Context
I am working on a parser for a language that potentially includes references database fields. The field's type affects how the input could be parsed, but there is nothing to distinguish between types during lexical parsing (they just use the syntax [myDBField]
), so these referencing are all parsed into a single token type.
The problem
My hope was to then use semantic predicates in the semantic parser rules to lookup the field's type and ensure only valid rules are considered. Here is a representative grammar:
expression : intDbField | dateDbField ;
intDbField : {$parser.isInt($text)}? DatabaseField ;
dateDbField : {$parser.isDate($text)}? DatabaseField ;
DatabaseField : '[' [A-Za-z]+ ']' ;
(I am using the Python target for the generated parser, subclassing the generated parser and implementing the isInt()
and isDate()
methods there)
However it seems that if the semantic predicate returns false when attempting to match the intDbField
, it doesn't back up to the expression
rule to try the dateDbField
but returns an error at that point (having apparently exhausted all matching options).

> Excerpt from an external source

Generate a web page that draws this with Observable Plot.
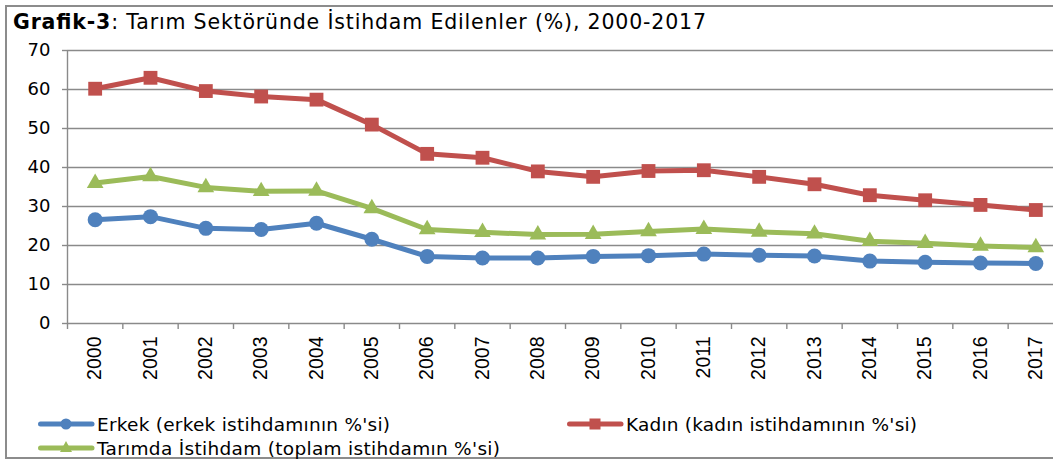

A similar example that does work
If I change my grammar to this:
expression : {$parser.isInt($text)}? DatabaseField # intDbField
| {$parser.isDate($text)}? DatabaseField # dateDbField
;
DatabaseField : '[' [A-Za-z]+ ']' ;
then the semantic predicates work as expected, and a date database field will be correctly parsed as the second alternative.
Unfortunately my actual grammar is a lot more complicated than the minimal example above, so it's not possible to have the alternatives which are determined by semantic predicates all listed in one rule like this.
Question
Are 'disambiguating' semantic predicates like this limited to disambiguating alternatives within a rule, or is there a way to make the parser backtrack 'further up' to then try other alternatives?
Also, is there any documentation for the language-agnostic aspects of the semantic predicates here?
(I followed the guidance in the Python target documentation about target-agnostic grammars, but have been looking for more complete documentation e.g. about the special variables available here like $parser
and $text
.)